Northern Ireland

Opposing sides in constitutional debate to hold showpiece events on same night in November

Together UK's Sheila Davidson
Together UK's Sheila Davidson Together UK's Sheila Davidson

OPPOSING sides of the debate on constitutional change are set to hold showpiece events on the same night next month.

In what one board member of Together UK has described as an "interesting coincidence", the fledgling pro-union group will launch in London on November 23 – the same date supporters of Ireland's Future gather in Belfast.

The venue for London launch of Together UK, which held a similar event in Belfast last month attended by former Tory minister Richard Needham, has not yet been confirmed. However, it will take place as nationalists hold a corresponding event at the Ulster Hall, a venue which has in recent years played host to an anti-protocol pageant and once held Ulster Resistance rallies and anti-Home Rule demonstrations.

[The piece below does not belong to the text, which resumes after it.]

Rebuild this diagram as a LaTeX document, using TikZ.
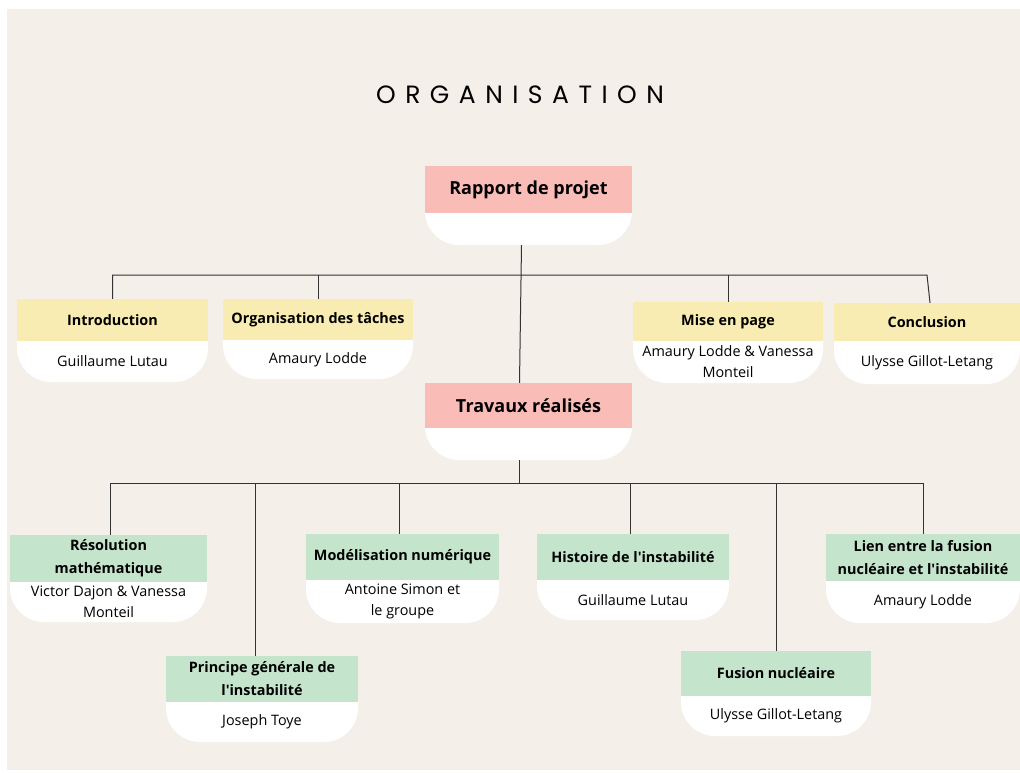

Loyalists have warned that they may protest at the Ireland's Future event.

Belfast PR consultant Sheila Davidson, who founded Together UK along with former DUP leader Arlene Foster and a number of business people in Britain, told The Irish News that the group was a "broad church" that would be promoting the advantages of the union across the UK, rather than solely in the north.

A Catholic from north Belfast who attended Our Lady of Mercy Girls' School in Ballysillan, Ms Davidson was due to stand as a candidate for Ulster Conservatives and Unionists - New Force (Ucunf) in the 2010 general election but withdrew her nomination in protest at a potential deal between the Ulster Unionists and DUP.

She said the new group did not want to "evangelise" but would be seeking to ensure there was an "informed debate" about the potential for constitutional change, whether in Northern Ireland, Scotland or Wales.

"We have no affiliation to any political party and our message is about aspects of everyday life, like pensions and the NHS," she said.

"It is about informing everybody and not just about a border poll in Northern Ireland – the UK cannot be taken for granted."

An advocate of the UK remaining in the EU, Ms Davidson said Brexit had reinvigorated the debate around a border poll.

"We need an informed debate because we went into a Brexit that meant all sorts of things to different people and look how that ended up," she said.

Ireland's Future CEO Gerry Carlile said: "It's important that the pro-UK voice gets organised because we are on a trajectory towards a referendum on Irish unity.

"The onus is on organisations like Ireland’s Future to continue to provide platforms for discussion on the best way forward but we are very clear, that in our view, Irish unity will present all of the people of Ireland and future generations with better opportunities in the years ahead," he said.